La Cour rappelle sa jurisprudence constante selon laquelle la transposition « n’exige pas nécessairement une reprise formelle et textuelle des dispositions de celle-ci dans une disposition légale expresse et spécifique ». Toutefois, elle précise immédiatement qu’un contexte juridique général ne peut suffire que s’il « assure effectivement la pleine application de la directive d’une façon suffisamment claire et précise ». En l’espèce, le droit pénal espagnol, par ses lacunes et son inadéquation, ne remplissait manifestement pas cette condition. La Cour a constaté que des activités prohibées par l’article 4 de la directive, telle que « la promotion de dispositifs illicites », n’étaient pas interdites en droit espagnol. De plus, le fait que le gouvernement ait présenté un avant-projet de loi visant précisément à transposer la directive est implicitement perçu comme un aveu que la législation en vigueur était insuffisante. La Cour réaffirme d’ailleurs que « l’élaboration d’un avant-projet de loi organique ne saurait être considérée comme une mesure valable et suffisante de transposition ». Ainsi, pour que l’effet utile de la directive soit préservé, l’État membre doit adopter des normes qui transposent toutes ses dispositions, sans exception, de manière à ne laisser aucun doute sur les droits et obligations des particuliers et des entreprises.

B. La primauté du principe de sécurité juridique

L’argument central qui sous-tend la décision de la Cour est celui de la sécurité juridique. Ce principe fondamental exige que la législation soit certaine et son application prévisible pour les justiciables. La solution proposée par l’État membre, consistant à se reposer sur une interprétation extensive de lois pénales préexistantes, était en contradiction directe avec cette exigence.
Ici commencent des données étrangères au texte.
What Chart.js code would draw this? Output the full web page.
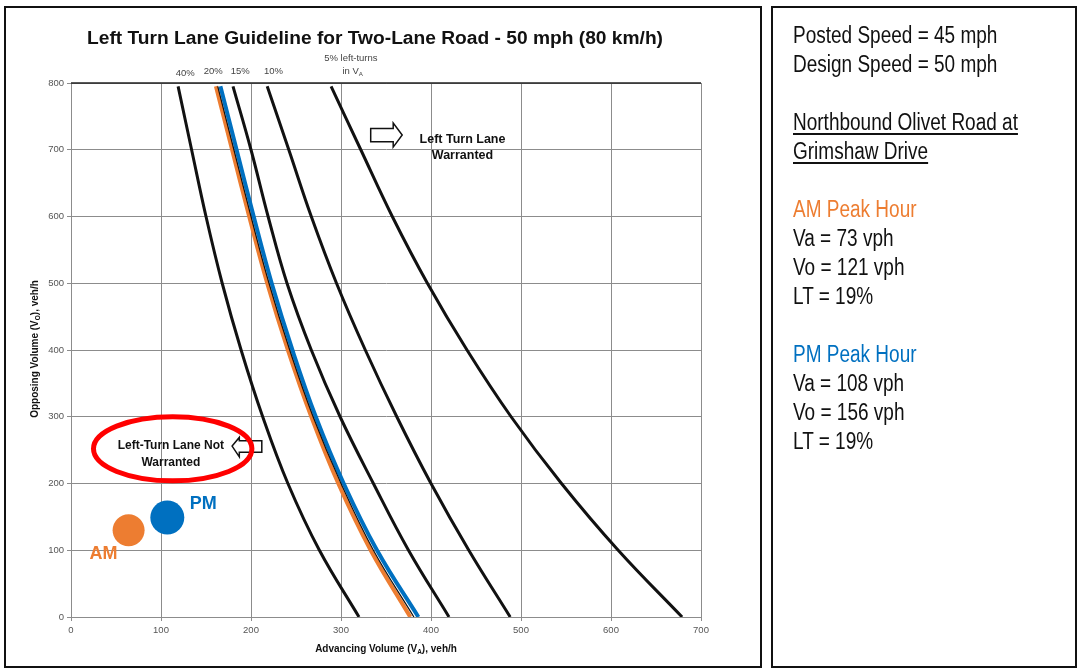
<!DOCTYPE html>
<html>
<head>
<meta charset="utf-8">
<script src="https://cdn.jsdelivr.net/npm/chart.js@4"></script>
<style>
  body { margin: 0; background: #fff; width: 1078px; height: 671px; position: relative; overflow: hidden; }
  #chart { position: absolute; left: 0; top: 0; }
  .frame { position: absolute; border: 2px solid #111; pointer-events: none; }
  #leftFrame { left: 4px; top: 6px; width: 754px; height: 658px; }
  #info { left: 771px; top: 6px; width: 302px; height: 658px; }
  #info .txt { position: absolute; left: 20px; top: 13px; font-family: "Liberation Sans", Arial, sans-serif; font-size: 23px; line-height: 29px; color: #111; transform: scaleX(0.826); transform-origin: 0 0; white-space: nowrap; }
  #info .u { text-decoration: underline; text-underline-offset: 3px; }
  #info .am { color: #ed7d31; }
  #info .pm { color: #0070c0; }
  #info .blank { height: 29px; }
</style>
</head>
<body>
<canvas id="chart" width="768" height="671"></canvas>
<div class="frame" id="leftFrame"></div>
<div class="frame" id="info">
  <div class="txt">
    <div>Posted Speed = 45 mph</div>
    <div>Design Speed = 50 mph</div>
    <div class="blank"></div>
    <div class="u">Northbound Olivet Road at</div>
    <div class="u">Grimshaw Drive</div>
    <div class="blank"></div>
    <div class="am">AM Peak Hour</div>
    <div>Va = 73 vph</div>
    <div>Vo = 121 vph</div>
    <div>LT = 19%</div>
    <div class="blank"></div>
    <div class="pm">PM Peak Hour</div>
    <div>Va = 108 vph</div>
    <div>Vo = 156 vph</div>
    <div>LT = 19%</div>
  </div>
</div>
<script>
// opposing volume levels where each guideline curve was read
const opposing = [795, 700, 600, 500, 400, 300, 200, 100, 0];
// advancing volume on each guideline, per % left turns
const adv40 = [119, 134, 150, 168, 189, 213, 241, 276, 320];
const adv20 = [163, 181, 200, 220, 243, 269, 300, 336, 381];
const adv15 = [180, 200, 219, 240, 267, 299, 336, 375, 420];
const adv10 = [218, 242, 267, 295, 327, 362, 400, 442, 488];
const adv5 = [289, 322, 357, 396, 440, 489, 545, 608, 679];
// 19% curves traced for the two peaks
const advAM = [161, 179, 198, 218, 241, 267, 297, 333, 377];
const advPM = [166, 184, 203, 223, 246, 272, 303, 340, 386];
// peak hour points
const peaks = ["AM", "PM"];
const peakVa = [64, 107];
const peakVo = [130, 149];
const curveLabels = ["40%", "20%", "15%", "10%"];
const curveLabelX = [127, 158, 188, 225];
const curveLabelY = [815, 818, 818, 818];

const ORANGE = "#ed7d31";
const BLUE = "#0070c0";
const FONT = '"Liberation Sans", Arial, sans-serif';

function pts(adv) {
  return adv.map((x, i) => ({ x: x, y: opposing[i] }));
}

function curve(adv, color, width, order) {
  return {
    data: pts(adv),
    showLine: true,
    borderColor: color,
    borderWidth: width,
    pointRadius: 0,
    tension: 0.4,
    order: order,
  };
}

// text with a subscript piece, e.g. V + A
function richText(ctx, parts, cx, cy, size, weight, color) {
  let w = 0;
  parts.forEach((p) => {
    ctx.font = weight + " " + (p.sub ? size * 0.65 : size) + "px " + FONT;
    p.w = ctx.measureText(p.t).width;
    w += p.w;
  });
  let x = cx - w / 2;
  ctx.fillStyle = color;
  ctx.textAlign = "left";
  ctx.textBaseline = "middle";
  parts.forEach((p) => {
    ctx.font = weight + " " + (p.sub ? size * 0.65 : size) + "px " + FONT;
    ctx.fillText(p.t, x, p.sub ? cy + size * 0.3 : cy);
    x += p.w;
  });
}

const decor = {
  id: "decor",
  afterDraw(chart) {
    const ctx = chart.ctx;
    const a = chart.chartArea;
    const sx = chart.scales.x, sy = chart.scales.y;
    const X = (v) => sx.getPixelForValue(v);
    const Y = (v) => sy.getPixelForValue(v);
    ctx.save();

    // dark top edge of plot
    ctx.strokeStyle = "#222";
    ctx.lineWidth = 1.5;
    ctx.beginPath();
    ctx.moveTo(a.left, a.top);
    ctx.lineTo(a.right, a.top);
    ctx.stroke();

    // title
    ctx.fillStyle = "#111";
    ctx.font = "bold 19.2px " + FONT;
    ctx.textAlign = "center";
    ctx.textBaseline = "middle";
    ctx.fillText("Left Turn Lane Guideline for Two-Lane Road - 50 mph (80 km/h)", 375, 39);

    // curve labels over the top
    ctx.font = "9.5px " + FONT;
    ctx.fillStyle = "#444";
    curveLabels.forEach((t, i) => ctx.fillText(t, X(curveLabelX[i]), Y(curveLabelY[i])));
    ctx.fillText("5% left-turns", X(311), Y(837));
    richText(ctx, [{ t: "in V" }, { t: "A", sub: true }], X(313), Y(818), 9.5, "normal", "#444");

    // axis titles
    richText(ctx, [{ t: "Advancing Volume (V" }, { t: "A", sub: true }, { t: "), veh/h" }], 386, 649, 10, "bold", "#111");
    ctx.save();
    ctx.translate(35, 349);
    ctx.rotate(-Math.PI / 2);
    richText(ctx, [{ t: "Opposing Volume (V" }, { t: "O", sub: true }, { t: "), veh/h" }], 0, 0, 10, "bold", "#111");
    ctx.restore();

    // "warranted" arrow and text
    ctx.strokeStyle = "#111";
    ctx.lineWidth = 1.5;
    ctx.beginPath();
    ctx.moveTo(X(333), Y(732));
    ctx.lineTo(X(358), Y(732));
    ctx.lineTo(X(358), Y(740));
    ctx.lineTo(X(368), Y(722));
    ctx.lineTo(X(358), Y(704));
    ctx.lineTo(X(358), Y(712));
    ctx.lineTo(X(333), Y(712));
    ctx.closePath();
    ctx.stroke();
    ctx.fillStyle = "#111";
    ctx.font = "bold 12.5px " + FONT;
    ctx.textAlign = "center";
    ctx.fillText("Left Turn Lane", X(435), Y(716));
    ctx.fillText("Warranted", X(435), Y(692));

    // "not warranted" arrow
    ctx.beginPath();
    ctx.moveTo(X(212), Y(264));
    ctx.lineTo(X(187), Y(264));
    ctx.lineTo(X(187), Y(269));
    ctx.lineTo(X(179), Y(256));
    ctx.lineTo(X(187), Y(240));
    ctx.lineTo(X(187), Y(247));
    ctx.lineTo(X(212), Y(247));
    ctx.closePath();
    ctx.stroke();
    ctx.font = "bold 12px " + FONT;
    ctx.fillText("Left-Turn Lane Not", X(111), Y(256));
    ctx.fillText("Warranted", X(111), Y(231));

    // red ring
    ctx.strokeStyle = "#ff0000";
    ctx.lineWidth = 5;
    ctx.beginPath();
    ctx.ellipse(X(113), Y(252), X(113) - X(25), Y(204) - Y(252), 0, 0, Math.PI * 2);
    ctx.stroke();

    // peak labels
    ctx.font = "bold 18px " + FONT;
    ctx.fillStyle = ORANGE;
    ctx.fillText(peaks[0], X(36), Y(94));
    ctx.fillStyle = BLUE;
    ctx.fillText(peaks[1], X(147), Y(169));
    ctx.restore();
  },
};

new Chart(document.getElementById("chart"), {
  type: "scatter",
  data: {
    datasets: [
      {
        data: [{ x: peakVa[0], y: peakVo[0] }],
        pointRadius: 16,
        pointBackgroundColor: ORANGE,
        pointBorderWidth: 0,
        order: 0,
      },
      {
        data: [{ x: peakVa[1], y: peakVo[1] }],
        pointRadius: 17,
        pointBackgroundColor: BLUE,
        pointBorderWidth: 0,
        order: 0,
      },
      curve(adv20, "#111", 1.2, 1),
      curve(advPM, BLUE, 4, 2),
      curve(advAM, ORANGE, 4, 3),
      curve(adv40, "#111", 3, 4),
      curve(adv15, "#111", 3, 4),
      curve(adv10, "#111", 3, 4),
      curve(adv5, "#111", 3, 4),
    ],
  },
  options: {
    responsive: false,
    animation: false,
    layout: { padding: { top: 83, right: 67, left: 0, bottom: 0 } },
    plugins: {
      legend: { display: false },
      tooltip: { enabled: false },
    },
    scales: {
      x: {
        min: 0,
        max: 700,
        afterFit: (s) => { s.height = 54; },
        ticks: { stepSize: 100, padding: 4, color: "#555", font: { family: FONT, size: 9.5 } },
        grid: { color: "#8c8c8c", tickLength: 4 },
        border: { color: "#8c8c8c" },
      },
      y: {
        min: 0,
        max: 800,
        afterFit: (s) => { s.width = 71; },
        ticks: { stepSize: 100, padding: 3, color: "#555", font: { family: FONT, size: 9.5 } },
        grid: { color: "#8c8c8c", tickLength: 4 },
        border: { color: "#8c8c8c" },
      },
    },
  },
  plugins: [decor],
});
</script>
</body>
</html>
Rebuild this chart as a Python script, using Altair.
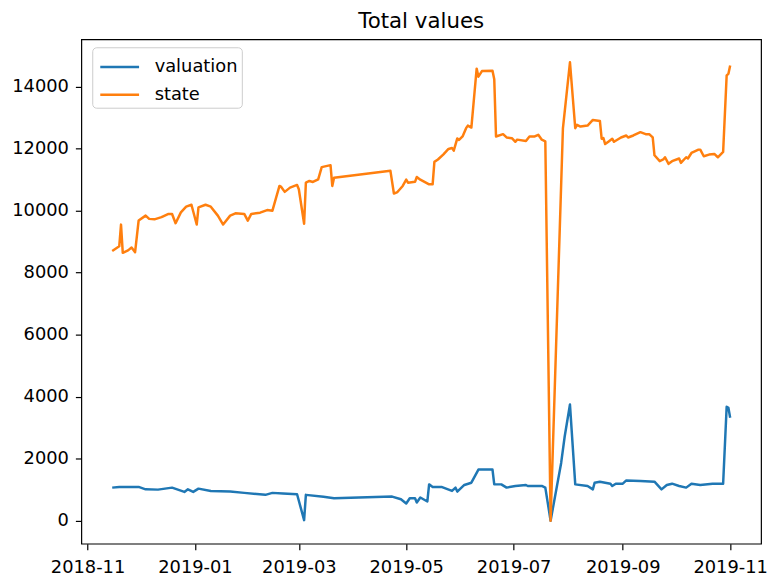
import altair as alt
import pandas as pd

series_names = ["valuation", "state"]
series_colors = ["#1f77b4", "#ff7f0e"]

valuation_dates = [
    "2018-11-15", "2018-11-19", "2018-11-30", "2018-12-04", "2018-12-11", "2018-12-19",
    "2018-12-26", "2018-12-28", "2018-12-31", "2019-01-03", "2019-01-10", "2019-01-21",
    "2019-01-29", "2019-02-10", "2019-02-14", "2019-02-20", "2019-02-28", "2019-03-04",
    "2019-03-05", "2019-03-15", "2019-03-21", "2019-04-23", "2019-04-28", "2019-05-01",
    "2019-05-03", "2019-05-06", "2019-05-07", "2019-05-09", "2019-05-13", "2019-05-14",
    "2019-05-16", "2019-05-21", "2019-05-27", "2019-05-29", "2019-05-30", "2019-06-03",
    "2019-06-07", "2019-06-09", "2019-06-11", "2019-06-19", "2019-06-20", "2019-06-24",
    "2019-06-27", "2019-07-02", "2019-07-08", "2019-07-09", "2019-07-17", "2019-07-19",
    "2019-07-22", "2019-07-28", "2019-07-30", "2019-08-02", "2019-08-05", "2019-08-12",
    "2019-08-15", "2019-08-16", "2019-08-19", "2019-08-25", "2019-08-26", "2019-08-28",
    "2019-09-01", "2019-09-03", "2019-09-11", "2019-09-19", "2019-09-23", "2019-09-26",
    "2019-09-29", "2019-10-03", "2019-10-07", "2019-10-10", "2019-10-15", "2019-10-22",
    "2019-10-28", "2019-10-30", "2019-10-31", "2019-11-01",
]
valuation_values = [
    1069, 1091, 1091, 1014, 1005, 1069,
    931, 1014, 931, 1037, 963, 941,
    900, 836, 900, 877, 855, 20,
    836, 772, 727, 781, 695, 558,
    727, 727, 590, 750, 622, 1174,
    1091, 1091, 963, 1069, 941, 1155,
    1228, 1442, 1652, 1652, 1174, 1174,
    1069, 1123, 1155, 1123, 1123, 1069,
    0, 1866, 2718, 3748, 1174, 1123,
    1014, 1228, 1260, 1196, 1123, 1196,
    1196, 1301, 1282, 1260, 1014, 1155,
    1196, 1123, 1069, 1196, 1155, 1196,
    1196, 3675, 3640, 3324,
]

state_dates = [
    "2018-11-15", "2018-11-19", "2018-11-20", "2018-11-21", "2018-11-24", "2018-11-26",
    "2018-11-28", "2018-11-30", "2018-12-04", "2018-12-06", "2018-12-09", "2018-12-13",
    "2018-12-17", "2018-12-19", "2018-12-21", "2018-12-24", "2018-12-27", "2018-12-30",
    "2019-01-02", "2019-01-03", "2019-01-07", "2019-01-10", "2019-01-14", "2019-01-17",
    "2019-01-21", "2019-01-24", "2019-01-29", "2019-01-31", "2019-02-02", "2019-02-07",
    "2019-02-11", "2019-02-14", "2019-02-18", "2019-02-19", "2019-02-21", "2019-02-24",
    "2019-02-28", "2019-03-01", "2019-03-04", "2019-03-05", "2019-03-07", "2019-03-09",
    "2019-03-12", "2019-03-14", "2019-03-19", "2019-03-20", "2019-03-21", "2019-04-22",
    "2019-04-24", "2019-04-26", "2019-04-29", "2019-05-01", "2019-05-02", "2019-05-06",
    "2019-05-07", "2019-05-09", "2019-05-14", "2019-05-16", "2019-05-17", "2019-05-19",
    "2019-05-22", "2019-05-25", "2019-05-27", "2019-05-28", "2019-05-30", "2019-05-31",
    "2019-06-02", "2019-06-04", "2019-06-05", "2019-06-07", "2019-06-10", "2019-06-11",
    "2019-06-13", "2019-06-19", "2019-06-20", "2019-06-21", "2019-06-25", "2019-06-27",
    "2019-06-30", "2019-07-02", "2019-07-03", "2019-07-08", "2019-07-10", "2019-07-13",
    "2019-07-15", "2019-07-17", "2019-07-19", "2019-07-22", "2019-07-29", "2019-08-02",
    "2019-08-05", "2019-08-06", "2019-08-08", "2019-08-12", "2019-08-15", "2019-08-19",
    "2019-08-20", "2019-08-21", "2019-08-22", "2019-08-24", "2019-08-26", "2019-08-27",
    "2019-08-31", "2019-09-03", "2019-09-04", "2019-09-07", "2019-09-11", "2019-09-14",
    "2019-09-16", "2019-09-18", "2019-09-19", "2019-09-22", "2019-09-24", "2019-09-25",
    "2019-09-27", "2019-09-29", "2019-10-03", "2019-10-04", "2019-10-07", "2019-10-08",
    "2019-10-10", "2019-10-14", "2019-10-15", "2019-10-17", "2019-10-20", "2019-10-23",
    "2019-10-25", "2019-10-28", "2019-10-30", "2019-10-31", "2019-11-01",
]
state_values = [
    8700, 8850, 9550, 8640, 8720, 8810,
    8660, 9680, 9840, 9735, 9720, 9790,
    9895, 9890, 9595, 9945, 10128, 10190,
    9553, 10105, 10190, 10128, 9840, 9553,
    9840, 9915, 9895, 9680, 9895, 9935,
    10020, 10000, 10797, 10765, 10606, 10743,
    10829, 10692, 9576, 10903, 10957, 10925,
    11011, 11404, 11467, 10797, 11063, 11290,
    10552, 10600, 10797, 11000, 10903, 10930,
    11085, 11000, 10850, 10850, 11573, 11649,
    11808, 11990, 12019, 11936, 12330, 12280,
    12392, 12660, 12743, 12680, 14580, 14320,
    14500, 14510, 14240, 12392, 12466, 12360,
    12338, 12220, 12290, 12245, 12392, 12392,
    12447, 12287, 12233, 0, 12657, 14785,
    12657, 12765, 12711, 12743, 12925, 12893,
    12319, 12340, 12147, 12233, 12319, 12220,
    12360, 12424, 12360, 12424, 12530, 12466,
    12466, 12360, 11786, 11595, 11650, 11722,
    11509, 11595, 11681, 11541, 11722, 11681,
    11860, 11968, 11968, 11754, 11808, 11828,
    11722, 11892, 14360, 14411, 14679,
]

x_tick_months = [(2018, 11), (2019, 1), (2019, 3), (2019, 5), (2019, 7), (2019, 9), (2019, 11)]
y_ticks = [0, 2000, 4000, 6000, 8000, 10000, 12000, 14000]

FONT = "DejaVu Sans"

val_df = pd.DataFrame({"date": valuation_dates, "value": valuation_values, "series": series_names[0]})
state_df = pd.DataFrame({"date": state_dates, "value": state_values, "series": series_names[1]})

x_enc = alt.X(
    "date:T",
    scale=alt.Scale(
        type="utc",
        nice=False,
        domain=[
            alt.DateTime(year=2018, month=10, date=28, hours=11, utc=True),
            alt.DateTime(year=2019, month=11, date=18, hours=13, utc=True),
        ],
    ),
    axis=alt.Axis(
        title=None,
        format="%Y-%m",
        values=[alt.DateTime(year=y, month=m, date=1, utc=True) for y, m in x_tick_months],
        grid=False,
        labelPadding=9,
        labelFlush=False,
        labelOverlap=False,
        labelBound=False,
    ),
)
y_enc = alt.Y(
    "value:Q",
    scale=alt.Scale(domain=[-739, 15524], nice=False, zero=False),
    axis=alt.Axis(title=None, values=y_ticks, format="d", grid=False, labelPadding=7),
)
legend = alt.Legend(
    title=None,
    orient="none",
    legendX=11,
    legendY=8,
    direction="vertical",
    symbolType="M-1.35,0H1.35",
    symbolSize=841,
    symbolStrokeWidth=2.5,
    labelFontSize=18,
    labelFont=FONT,
    labelColor="black",
    labelOffset=19.3,
    symbolOffset=7.7,
    padding=4,
    rowPadding=3,
    fillColor="rgba(255,255,255,0.8)",
    strokeColor="#cccccc",
    cornerRadius=4,
)
color_enc = alt.Color(
    "series:N",
    scale=alt.Scale(domain=series_names, range=series_colors),
    legend=legend,
)

line_kw = dict(strokeWidth=2.5, strokeJoin="round", clip=True)
val_line = alt.Chart(val_df).mark_line(**line_kw).encode(x=x_enc, y=y_enc, color=color_enc)
state_line = alt.Chart(state_df).mark_line(**line_kw).encode(x=x_enc, y=y_enc, color=color_enc)

chart = (
    alt.layer(val_line, state_line)
    .properties(
        width=686,
        height=509,
        autosize=alt.AutoSizeParams(type="none"),
        padding={"left": 74, "top": 29, "right": 7, "bottom": 34},
        title=alt.TitleParams(
            "Total values",
            font=FONT,
            fontSize=21.5,
            fontWeight="normal",
            color="black",
            anchor="middle",
            frame="group",
            baseline="alphabetic",
            offset=13,
            dy=23,
        ),
    )
    .configure(background="white")
    .configure_view(stroke="black", strokeWidth=1.2)
    .configure_axis(
        domain=False,
        labelFont=FONT,
        labelFontSize=18,
        labelColor="black",
        tickColor="black",
        tickSize=6,
        tickWidth=1.2,
    )
)

chart.save("out.html", embed_options={"renderer": "svg", "actions": False})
La Cour conclut son raisonnement en relevant que les lacunes de la législation espagnole ne sauraient être comblées par une simple interprétation conforme « sans enfreindre les principes de légalité et de sécurité juridique ». En matière pénale, le principe de légalité des délits et des peines interdit de sanctionner des comportements qui ne sont pas clairement définis comme des infractions par la loi. Étendre le champ d’application d’incriminations existantes pour couvrir les nouvelles activités illicites visées par la directive aurait constitué une violation de ce principe. Cette décision illustre donc parfaitement que l’obligation de transposition ne peut être satisfaite par des constructions juridiques incertaines, mais requiert une intervention positive du législateur national pour créer un cadre normatif qui soit à la fois complet, précis et respectueux des garanties fondamentales des justiciables.